Once the pictures are set aside, transcribe the remaining data exactly.
### Data extract ###
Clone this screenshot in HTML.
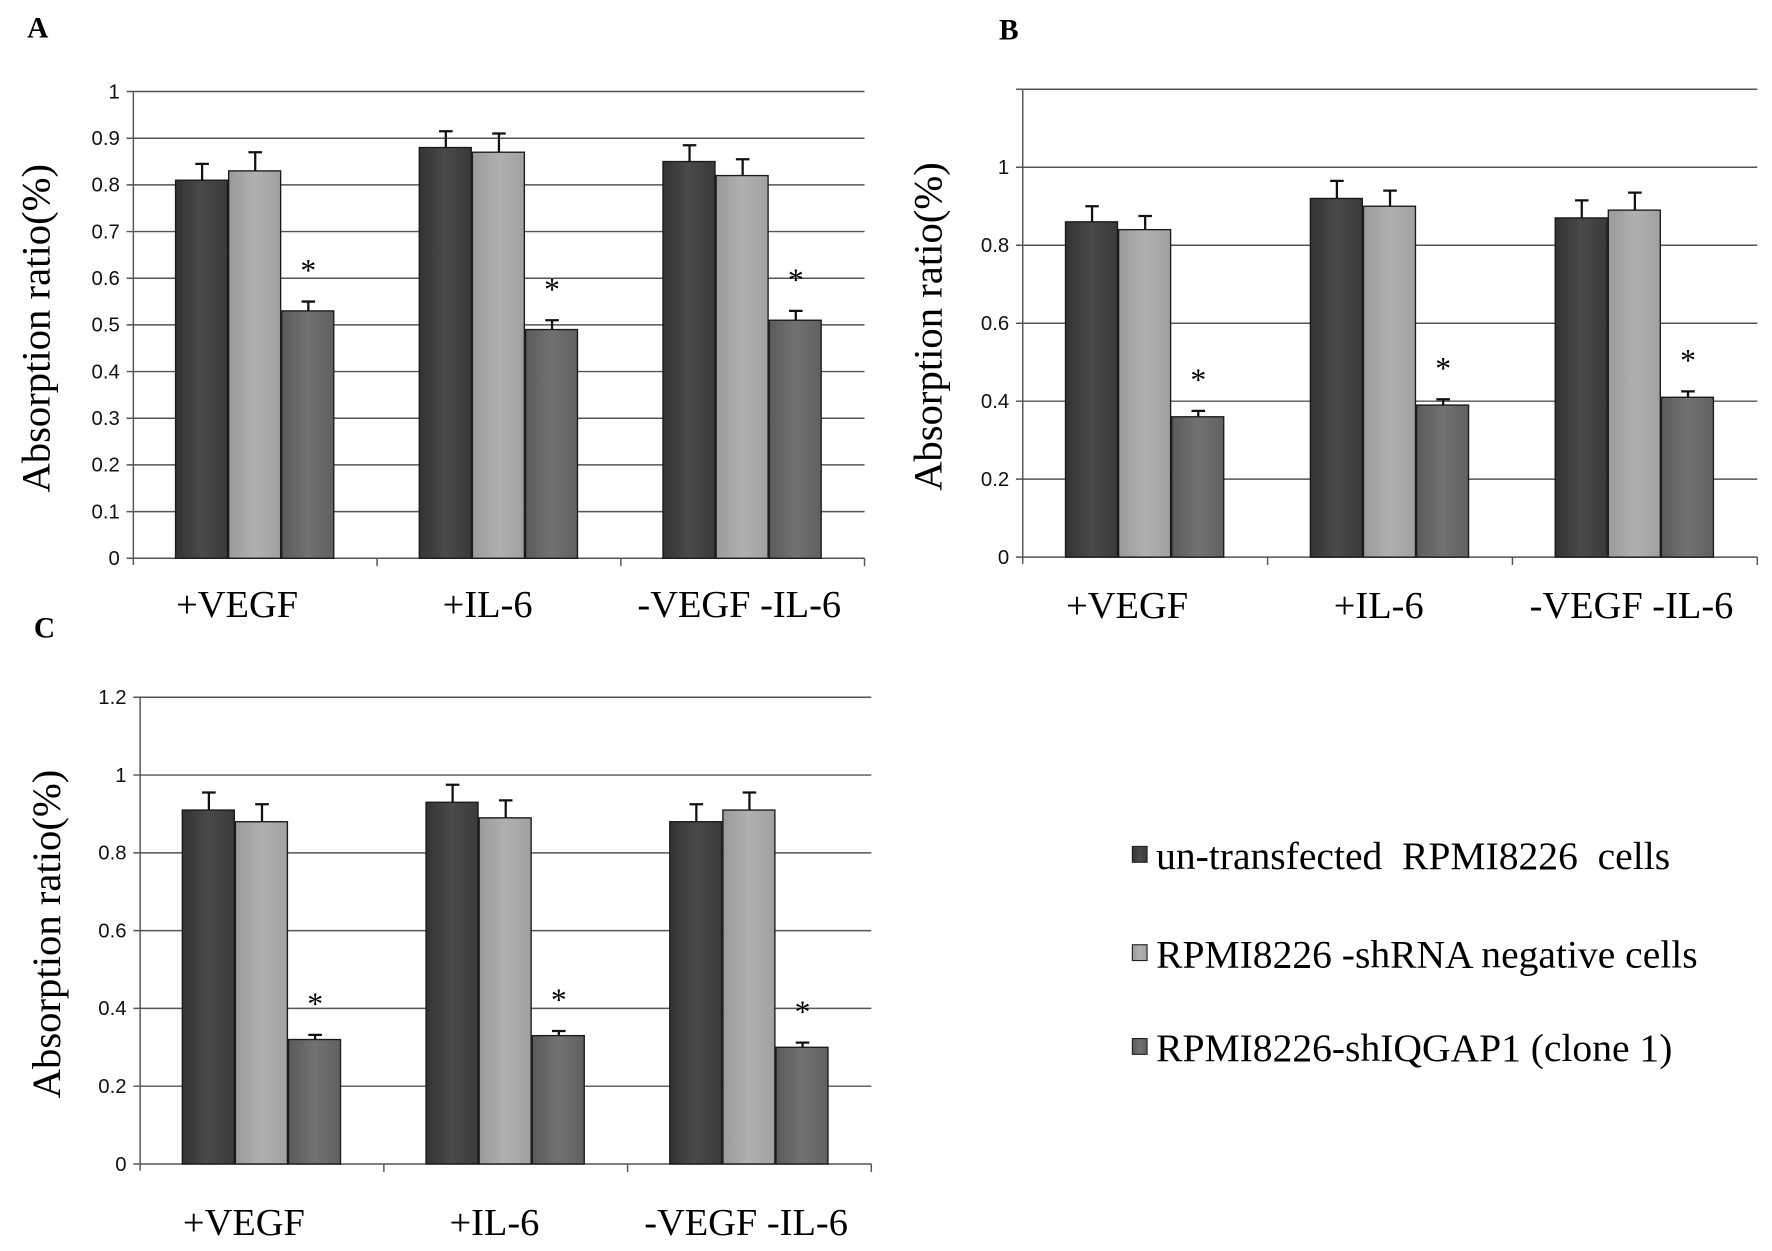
<!DOCTYPE html>
<html><head><meta charset="utf-8"><style>
html,body{margin:0;padding:0;background:#fff}
svg{display:block}
text{font-family:"Liberation Serif",serif}
.tick{font-family:"Liberation Sans",sans-serif;font-size:18px;fill:#111}
</style></head><body>
<svg id="fig" width="1772" height="1251" viewBox="0 0 1568 1107" preserveAspectRatio="none" xmlns="http://www.w3.org/2000/svg">
<defs>
<linearGradient id="g0" x1="0" x2="1"><stop offset="0" stop-color="#333"/><stop offset="0.5" stop-color="#4a4a4a"/><stop offset="1" stop-color="#3a3a3a"/></linearGradient>
<linearGradient id="g1" x1="0" x2="1"><stop offset="0" stop-color="#9a9a9a"/><stop offset="0.5" stop-color="#b0b0b0"/><stop offset="1" stop-color="#a0a0a0"/></linearGradient>
<linearGradient id="g2" x1="0" x2="1"><stop offset="0" stop-color="#5a5a5a"/><stop offset="0.5" stop-color="#727272"/><stop offset="1" stop-color="#606060"/></linearGradient>
</defs>
<g id="root"></g>
</svg>
<script>
const categories = ["+VEGF", "+IL-6", "-VEGF -IL-6"];
const seriesNames = ["un-transfected\u00a0 RPMI8226\u00a0 cells", "RPMI8226 -shRNA negative cells", "RPMI8226-shIQGAP1 (clone 1)"];
const aValues = [[0.81, 0.88, 0.85], [0.83, 0.87, 0.82], [0.53, 0.49, 0.51]];
const aErrors = [[0.035, 0.035, 0.035], [0.04, 0.04, 0.035], [0.02, 0.02, 0.02]];
const aTicks = [0, 0.1, 0.2, 0.3, 0.4, 0.5, 0.6, 0.7, 0.8, 0.9, 1];
const aTickLabels = ["0", "0.1", "0.2", "0.3", "0.4", "0.5", "0.6", "0.7", "0.8", "0.9", "1"];
const bValues = [[0.86, 0.92, 0.87], [0.84, 0.90, 0.89], [0.36, 0.39, 0.41]];
const bErrors = [[0.04, 0.045, 0.045], [0.035, 0.04, 0.045], [0.015, 0.015, 0.015]];
const bTicks = [0, 0.2, 0.4, 0.6, 0.8, 1, 1.2];
const bTickLabels = ["0", "0.2", "0.4", "0.6", "0.8", "1", ""];
const cValues = [[0.91, 0.93, 0.88], [0.88, 0.89, 0.91], [0.32, 0.33, 0.30]];
const cErrors = [[0.045, 0.045, 0.045], [0.045, 0.045, 0.045], [0.012, 0.012, 0.012]];
const cTicks = [0, 0.2, 0.4, 0.6, 0.8, 1, 1.2];
const cTickLabels = ["0", "0.2", "0.4", "0.6", "0.8", "1", "1.2"];

const NS = "http://www.w3.org/2000/svg";
const root = document.getElementById("root");
function mk(tag, attrs, parent) {
  const e = document.createElementNS(NS, tag);
  for (const k in attrs) e.setAttribute(k, attrs[k]);
  (parent || root).appendChild(e);
  return e;
}
const fills = ["url(#g0)", "url(#g1)", "url(#g2)"];
const catOffsets = [-16, -10, -3];

function panel(id, letter, lx, ly, x0, x1, yTop, yBot, ymax, ticks, labels, values, errors, catY, titleX) {
  const g = mk("g", {});
  
  
  const yS = v => yBot - v / ymax * (yBot - yTop);
  const gw = (x1 - x0) / categories.length;
  const bw = 47;
  const pl = mk("text", {x: lx, y: ly, "font-size": 26, "font-weight": "bold"}, g);
  pl.textContent = letter;
  
  
  ticks.forEach((t, i) => {
    const y = yS(t);
    const ln = mk("line", {x1: x0 - 6, x2: x1, y1: y, y2: y, stroke: "#555", "stroke-width": 1.3}, g);
    
    
    const tx = mk("text", {x: x0 - 12, y: y + 6, "text-anchor": "end", class: "tick"}, g);
    tx.textContent = labels[i];
    
    
  });
  const ax = mk("line", {x1: x0, x2: x0, y1: yTop, y2: yBot + 6, stroke: "#555", "stroke-width": 1.3}, g);
  
  
  for (let i = 1; i <= categories.length; i++) {
    const tk = mk("line", {x1: x0 + gw * i, x2: x0 + gw * i, y1: yBot, y2: yBot + 7, stroke: "#555", "stroke-width": 1.3}, g);
    
    
  }
  const yt = mk("text", {transform: `translate(${titleX},${(yTop + yBot) / 2 + 3}) rotate(-90)`, "text-anchor": "middle", "font-size": 36}, g);
  yt.textContent = "Absorption ratio(%)";
  
  
  categories.forEach((c, ci) => {
    const cx = x0 + gw * (ci + 0.5);
    const ct = mk("text", {x: cx + catOffsets[ci], y: catY, "text-anchor": "middle", "font-size": 34}, g);
    ct.textContent = c;
    
    
    values.forEach((ser, si) => {
      const v = ser[ci];
      const bx = cx - 1.5 * bw + si * bw;
      const y = yS(v);
      const r = mk("rect", {x: bx, y: y, width: bw - 1, height: yBot - y, fill: fills[si], stroke: "#1a1a1a", "stroke-width": 1.2}, g);
      
      
      const ey = yS(v + errors[si][ci]);
      const ex = bx + bw / 2;
      const e1 = mk("path", {d: `M${ex},${y} V${ey} M${ex - 6},${ey} H${ex + 6}`, stroke: "#111", "stroke-width": 2, fill: "none"}, g);
      
      
      if (si === 2) {
        const st = mk("text", {x: ex, y: ey - 18, "text-anchor": "middle", "font-size": 28}, g);
        st.textContent = "*";
        
        
      }
    });
  });
}
panel("a", "A", 24, 33, 118, 765, 81, 494, 1, aTicks, aTickLabels, aValues, aErrors, 546, 44);
panel("b", "B", 884, 35, 905, 1555, 79, 493, 1.2, bTicks, bTickLabels, bValues, bErrors, 547, 833);
panel("c", "C", 30, 564, 124, 771, 617, 1030, 1.2, cTicks, cTickLabels, cValues, cErrors, 1093, 53);

const legendY = [758, 845, 928];
seriesNames.forEach((n, i) => {
  const sq = mk("rect", {x: 1002, y: legendY[i] - 9, width: 13, height: 14, fill: fills[i], stroke: "#222", "stroke-width": 1});
  
  
  const t = mk("text", {x: 1023, y: legendY[i] + 11, "font-size": 35});
  t.textContent = n;
  
  
});
</script>
</body></html>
###
→ The output
Clone this screenshot in HTML.
<!DOCTYPE html>
<html><head><meta charset="utf-8"><style>
html,body{margin:0;padding:0;background:#fff}
svg{display:block}
text{font-family:"Liberation Serif",serif}
.tick{font-family:"Liberation Sans",sans-serif;font-size:18px;fill:#111}
</style></head><body>
<svg id="fig" width="1772" height="1251" viewBox="0 0 1568 1107" preserveAspectRatio="none" xmlns="http://www.w3.org/2000/svg">
<defs>
<linearGradient id="g0" x1="0" x2="1"><stop offset="0" stop-color="#333"/><stop offset="0.5" stop-color="#4a4a4a"/><stop offset="1" stop-color="#3a3a3a"/></linearGradient>
<linearGradient id="g1" x1="0" x2="1"><stop offset="0" stop-color="#9a9a9a"/><stop offset="0.5" stop-color="#b0b0b0"/><stop offset="1" stop-color="#a0a0a0"/></linearGradient>
<linearGradient id="g2" x1="0" x2="1"><stop offset="0" stop-color="#5a5a5a"/><stop offset="0.5" stop-color="#727272"/><stop offset="1" stop-color="#606060"/></linearGradient>
</defs>
<g id="root"></g>
</svg>
<script>
const categories = ["+VEGF", "+IL-6", "-VEGF -IL-6"];
const seriesNames = ["un-transfected\u00a0 RPMI8226\u00a0 cells", "RPMI8226 -shRNA negative cells", "RPMI8226-shIQGAP1 (clone 1)"];
const aValues = [[0.81, 0.88, 0.85], [0.83, 0.87, 0.82], [0.53, 0.49, 0.51]];
const aErrors = [[0.035, 0.035, 0.035], [0.04, 0.04, 0.035], [0.02, 0.02, 0.02]];
const aTicks = [0, 0.1, 0.2, 0.3, 0.4, 0.5, 0.6, 0.7, 0.8, 0.9, 1];
const aTickLabels = ["0", "0.1", "0.2", "0.3", "0.4", "0.5", "0.6", "0.7", "0.8", "0.9", "1"];
const bValues = [[0.86, 0.92, 0.87], [0.84, 0.90, 0.89], [0.36, 0.39, 0.41]];
const bErrors = [[0.04, 0.045, 0.045], [0.035, 0.04, 0.045], [0.015, 0.015, 0.015]];
const bTicks = [0, 0.2, 0.4, 0.6, 0.8, 1, 1.2];
const bTickLabels = ["0", "0.2", "0.4", "0.6", "0.8", "1", ""];
const cValues = [[0.91, 0.93, 0.88], [0.88, 0.89, 0.91], [0.32, 0.33, 0.30]];
const cErrors = [[0.045, 0.045, 0.045], [0.045, 0.045, 0.045], [0.012, 0.012, 0.012]];
const cTicks = [0, 0.2, 0.4, 0.6, 0.8, 1, 1.2];
const cTickLabels = ["0", "0.2", "0.4", "0.6", "0.8", "1", "1.2"];

const NS = "http://www.w3.org/2000/svg";
const root = document.getElementById("root");
function mk(tag, attrs, parent) {
  const e = document.createElementNS(NS, tag);
  for (const k in attrs) e.setAttribute(k, attrs[k]);
  (parent || root).appendChild(e);
  return e;
}
const fills = ["url(#g0)", "url(#g1)", "url(#g2)"];
const catOffsets = [-16, -10, -3];

function panel(id, letter, lx, ly, x0, x1, yTop, yBot, ymax, ticks, labels, values, errors, catY, titleX) {
  const g = mk("g", {});
  
  
  const yS = v => yBot - v / ymax * (yBot - yTop);
  const gw = (x1 - x0) / categories.length;
  const bw = 47;
  const pl = mk("text", {x: lx, y: ly, "font-size": 26, "font-weight": "bold"}, g);
  pl.textContent = letter;
  
  
  ticks.forEach((t, i) => {
    const y = yS(t);
    const ln = mk("line", {x1: x0 - 6, x2: x1, y1: y, y2: y, stroke: "#555", "stroke-width": 1.3}, g);
    
    
    const tx = mk("text", {x: x0 - 12, y: y + 6, "text-anchor": "end", class: "tick"}, g);
    tx.textContent = labels[i];
    
    
  });
  const ax = mk("line", {x1: x0, x2: x0, y1: yTop, y2: yBot + 6, stroke: "#555", "stroke-width": 1.3}, g);
  
  
  for (let i = 1; i <= categories.length; i++) {
    const tk = mk("line", {x1: x0 + gw * i, x2: x0 + gw * i, y1: yBot, y2: yBot + 7, stroke: "#555", "stroke-width": 1.3}, g);
    
    
  }
  const yt = mk("text", {transform: `translate(${titleX},${(yTop + yBot) / 2 + 3}) rotate(-90)`, "text-anchor": "middle", "font-size": 36}, g);
  yt.textContent = "Absorption ratio(%)";
  
  
  categories.forEach((c, ci) => {
    const cx = x0 + gw * (ci + 0.5);
    const ct = mk("text", {x: cx + catOffsets[ci], y: catY, "text-anchor": "middle", "font-size": 34}, g);
    ct.textContent = c;
    
    
    values.forEach((ser, si) => {
      const v = ser[ci];
      const bx = cx - 1.5 * bw + si * bw;
      const y = yS(v);
      const r = mk("rect", {x: bx, y: y, width: bw - 1, height: yBot - y, fill: fills[si], stroke: "#1a1a1a", "stroke-width": 1.2}, g);
      
      
      const ey = yS(v + errors[si][ci]);
      const ex = bx + bw / 2;
      const e1 = mk("path", {d: `M${ex},${y} V${ey} M${ex - 6},${ey} H${ex + 6}`, stroke: "#111", "stroke-width": 2, fill: "none"}, g);
      
      
      if (si === 2) {
        const st = mk("text", {x: ex, y: ey - 18, "text-anchor": "middle", "font-size": 28}, g);
        st.textContent = "*";
        
        
      }
    });
  });
}
panel("a", "A", 24, 33, 118, 765, 81, 494, 1, aTicks, aTickLabels, aValues, aErrors, 546, 44);
panel("b", "B", 884, 35, 905, 1555, 79, 493, 1.2, bTicks, bTickLabels, bValues, bErrors, 547, 833);
panel("c", "C", 30, 564, 124, 771, 617, 1030, 1.2, cTicks, cTickLabels, cValues, cErrors, 1093, 53);

const legendY = [758, 845, 928];
seriesNames.forEach((n, i) => {
  const sq = mk("rect", {x: 1002, y: legendY[i] - 9, width: 13, height: 14, fill: fills[i], stroke: "#222", "stroke-width": 1});
  
  
  const t = mk("text", {x: 1023, y: legendY[i] + 11, "font-size": 35});
  t.textContent = n;
  
  
});
</script>
</body></html>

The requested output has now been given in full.